Information supplied -
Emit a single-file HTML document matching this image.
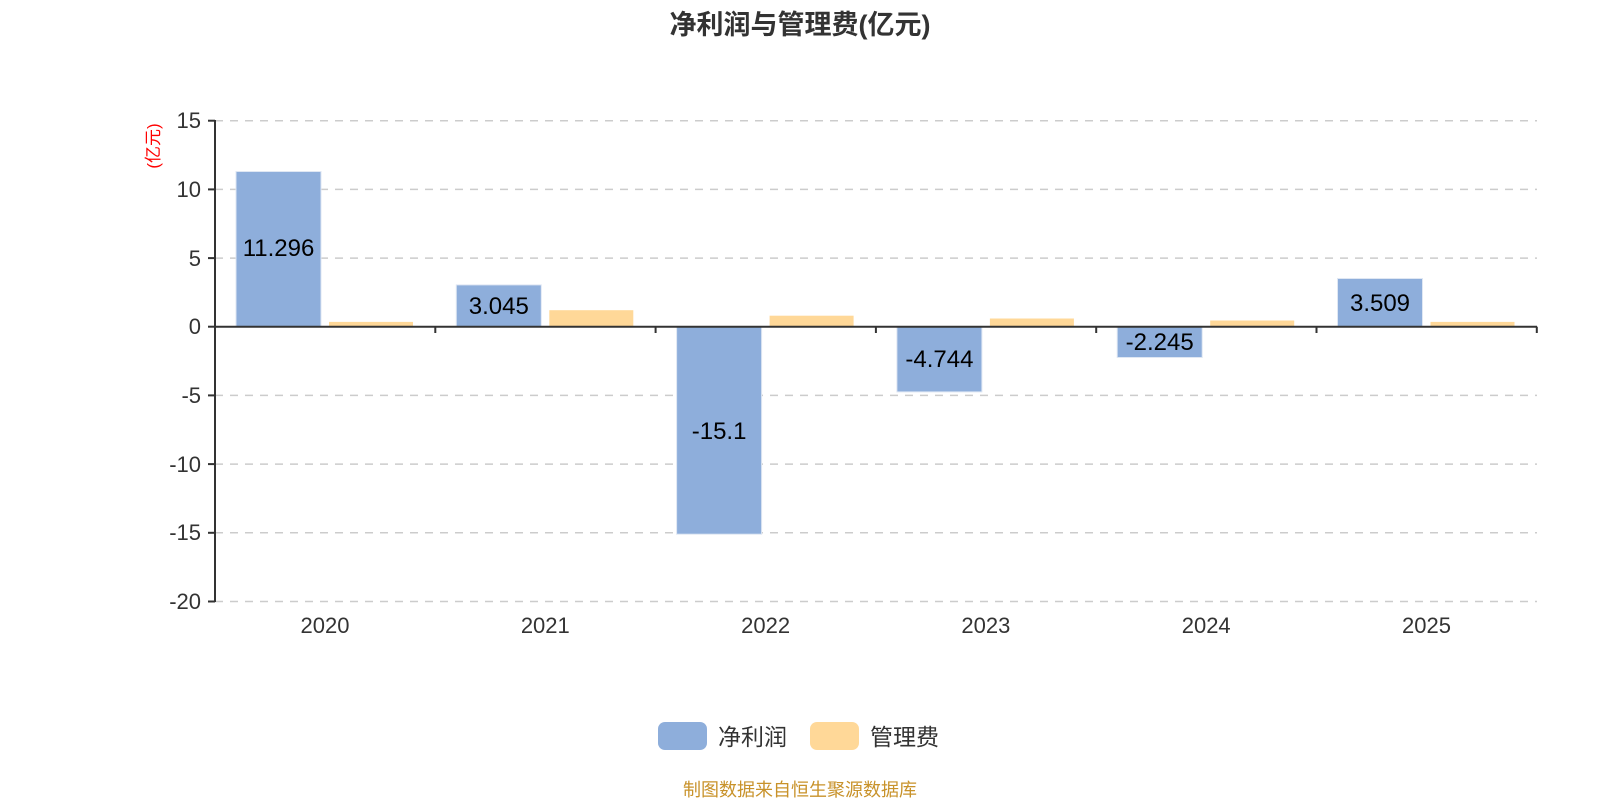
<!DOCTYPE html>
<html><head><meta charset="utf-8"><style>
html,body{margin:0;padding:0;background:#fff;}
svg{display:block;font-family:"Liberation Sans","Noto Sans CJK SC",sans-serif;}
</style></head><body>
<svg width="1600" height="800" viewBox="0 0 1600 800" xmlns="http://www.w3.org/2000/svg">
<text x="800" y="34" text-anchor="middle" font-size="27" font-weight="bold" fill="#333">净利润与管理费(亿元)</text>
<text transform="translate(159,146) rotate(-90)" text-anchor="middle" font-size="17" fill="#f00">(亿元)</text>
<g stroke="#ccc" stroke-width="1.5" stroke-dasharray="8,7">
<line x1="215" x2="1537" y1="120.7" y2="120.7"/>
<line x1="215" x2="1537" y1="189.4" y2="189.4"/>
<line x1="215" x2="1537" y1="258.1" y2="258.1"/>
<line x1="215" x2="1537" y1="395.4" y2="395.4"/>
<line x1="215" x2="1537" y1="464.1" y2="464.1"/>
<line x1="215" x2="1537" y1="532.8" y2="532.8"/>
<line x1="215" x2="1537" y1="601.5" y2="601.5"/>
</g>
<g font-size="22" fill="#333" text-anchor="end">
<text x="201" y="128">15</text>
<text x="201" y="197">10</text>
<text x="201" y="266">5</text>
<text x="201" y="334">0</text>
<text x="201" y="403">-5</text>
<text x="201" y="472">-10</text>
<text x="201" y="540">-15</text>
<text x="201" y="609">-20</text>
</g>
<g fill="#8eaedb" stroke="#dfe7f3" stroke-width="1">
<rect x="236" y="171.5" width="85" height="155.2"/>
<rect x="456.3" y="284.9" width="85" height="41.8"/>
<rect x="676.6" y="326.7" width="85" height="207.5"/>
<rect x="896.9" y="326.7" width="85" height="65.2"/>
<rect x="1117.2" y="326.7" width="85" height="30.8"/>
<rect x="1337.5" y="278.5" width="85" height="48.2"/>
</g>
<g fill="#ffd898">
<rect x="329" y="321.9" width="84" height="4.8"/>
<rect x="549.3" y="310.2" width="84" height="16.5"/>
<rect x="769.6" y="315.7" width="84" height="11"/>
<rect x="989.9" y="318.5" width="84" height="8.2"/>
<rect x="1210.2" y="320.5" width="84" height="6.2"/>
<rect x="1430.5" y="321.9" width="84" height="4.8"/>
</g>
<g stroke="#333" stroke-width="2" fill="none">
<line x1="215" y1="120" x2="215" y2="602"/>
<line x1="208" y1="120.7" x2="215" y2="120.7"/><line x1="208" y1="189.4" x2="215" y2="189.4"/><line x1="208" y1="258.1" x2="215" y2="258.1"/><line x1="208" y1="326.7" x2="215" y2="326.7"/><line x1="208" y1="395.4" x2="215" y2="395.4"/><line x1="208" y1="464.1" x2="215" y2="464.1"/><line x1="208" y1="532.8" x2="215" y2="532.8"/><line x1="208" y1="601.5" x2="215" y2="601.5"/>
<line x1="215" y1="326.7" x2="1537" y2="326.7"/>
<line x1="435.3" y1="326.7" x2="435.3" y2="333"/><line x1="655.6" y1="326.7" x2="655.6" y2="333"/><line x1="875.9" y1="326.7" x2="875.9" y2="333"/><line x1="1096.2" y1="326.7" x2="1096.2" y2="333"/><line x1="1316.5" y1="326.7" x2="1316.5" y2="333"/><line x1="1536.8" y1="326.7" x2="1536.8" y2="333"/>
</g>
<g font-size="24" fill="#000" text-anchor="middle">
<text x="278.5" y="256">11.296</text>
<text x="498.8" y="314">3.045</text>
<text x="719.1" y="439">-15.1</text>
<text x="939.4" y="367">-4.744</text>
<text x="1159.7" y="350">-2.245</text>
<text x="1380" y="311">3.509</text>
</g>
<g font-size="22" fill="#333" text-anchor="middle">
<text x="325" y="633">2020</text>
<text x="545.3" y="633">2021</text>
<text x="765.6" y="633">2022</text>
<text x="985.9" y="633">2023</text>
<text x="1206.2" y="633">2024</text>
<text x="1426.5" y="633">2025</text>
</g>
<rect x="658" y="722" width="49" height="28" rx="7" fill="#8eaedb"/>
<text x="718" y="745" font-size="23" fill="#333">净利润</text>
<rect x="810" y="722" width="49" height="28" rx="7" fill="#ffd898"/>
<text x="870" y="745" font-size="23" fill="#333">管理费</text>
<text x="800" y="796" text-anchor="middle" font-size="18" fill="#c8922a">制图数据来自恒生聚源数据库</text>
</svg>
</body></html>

Exercise directions -
Transcribe the preceding listing in its entirety and with exact wording, leaving out pictures.

Result of the task -
Emit a single-file HTML document matching this image.
<!DOCTYPE html>
<html><head><meta charset="utf-8"><style>
html,body{margin:0;padding:0;background:#fff;}
svg{display:block;font-family:"Liberation Sans","Noto Sans CJK SC",sans-serif;}
</style></head><body>
<svg width="1600" height="800" viewBox="0 0 1600 800" xmlns="http://www.w3.org/2000/svg">
<text x="800" y="34" text-anchor="middle" font-size="27" font-weight="bold" fill="#333">净利润与管理费(亿元)</text>
<text transform="translate(159,146) rotate(-90)" text-anchor="middle" font-size="17" fill="#f00">(亿元)</text>
<g stroke="#ccc" stroke-width="1.5" stroke-dasharray="8,7">
<line x1="215" x2="1537" y1="120.7" y2="120.7"/>
<line x1="215" x2="1537" y1="189.4" y2="189.4"/>
<line x1="215" x2="1537" y1="258.1" y2="258.1"/>
<line x1="215" x2="1537" y1="395.4" y2="395.4"/>
<line x1="215" x2="1537" y1="464.1" y2="464.1"/>
<line x1="215" x2="1537" y1="532.8" y2="532.8"/>
<line x1="215" x2="1537" y1="601.5" y2="601.5"/>
</g>
<g font-size="22" fill="#333" text-anchor="end">
<text x="201" y="128">15</text>
<text x="201" y="197">10</text>
<text x="201" y="266">5</text>
<text x="201" y="334">0</text>
<text x="201" y="403">-5</text>
<text x="201" y="472">-10</text>
<text x="201" y="540">-15</text>
<text x="201" y="609">-20</text>
</g>
<g fill="#8eaedb" stroke="#dfe7f3" stroke-width="1">
<rect x="236" y="171.5" width="85" height="155.2"/>
<rect x="456.3" y="284.9" width="85" height="41.8"/>
<rect x="676.6" y="326.7" width="85" height="207.5"/>
<rect x="896.9" y="326.7" width="85" height="65.2"/>
<rect x="1117.2" y="326.7" width="85" height="30.8"/>
<rect x="1337.5" y="278.5" width="85" height="48.2"/>
</g>
<g fill="#ffd898">
<rect x="329" y="321.9" width="84" height="4.8"/>
<rect x="549.3" y="310.2" width="84" height="16.5"/>
<rect x="769.6" y="315.7" width="84" height="11"/>
<rect x="989.9" y="318.5" width="84" height="8.2"/>
<rect x="1210.2" y="320.5" width="84" height="6.2"/>
<rect x="1430.5" y="321.9" width="84" height="4.8"/>
</g>
<g stroke="#333" stroke-width="2" fill="none">
<line x1="215" y1="120" x2="215" y2="602"/>
<line x1="208" y1="120.7" x2="215" y2="120.7"/><line x1="208" y1="189.4" x2="215" y2="189.4"/><line x1="208" y1="258.1" x2="215" y2="258.1"/><line x1="208" y1="326.7" x2="215" y2="326.7"/><line x1="208" y1="395.4" x2="215" y2="395.4"/><line x1="208" y1="464.1" x2="215" y2="464.1"/><line x1="208" y1="532.8" x2="215" y2="532.8"/><line x1="208" y1="601.5" x2="215" y2="601.5"/>
<line x1="215" y1="326.7" x2="1537" y2="326.7"/>
<line x1="435.3" y1="326.7" x2="435.3" y2="333"/><line x1="655.6" y1="326.7" x2="655.6" y2="333"/><line x1="875.9" y1="326.7" x2="875.9" y2="333"/><line x1="1096.2" y1="326.7" x2="1096.2" y2="333"/><line x1="1316.5" y1="326.7" x2="1316.5" y2="333"/><line x1="1536.8" y1="326.7" x2="1536.8" y2="333"/>
</g>
<g font-size="24" fill="#000" text-anchor="middle">
<text x="278.5" y="256">11.296</text>
<text x="498.8" y="314">3.045</text>
<text x="719.1" y="439">-15.1</text>
<text x="939.4" y="367">-4.744</text>
<text x="1159.7" y="350">-2.245</text>
<text x="1380" y="311">3.509</text>
</g>
<g font-size="22" fill="#333" text-anchor="middle">
<text x="325" y="633">2020</text>
<text x="545.3" y="633">2021</text>
<text x="765.6" y="633">2022</text>
<text x="985.9" y="633">2023</text>
<text x="1206.2" y="633">2024</text>
<text x="1426.5" y="633">2025</text>
</g>
<rect x="658" y="722" width="49" height="28" rx="7" fill="#8eaedb"/>
<text x="718" y="745" font-size="23" fill="#333">净利润</text>
<rect x="810" y="722" width="49" height="28" rx="7" fill="#ffd898"/>
<text x="870" y="745" font-size="23" fill="#333">管理费</text>
<text x="800" y="796" text-anchor="middle" font-size="18" fill="#c8922a">制图数据来自恒生聚源数据库</text>
</svg>
</body></html>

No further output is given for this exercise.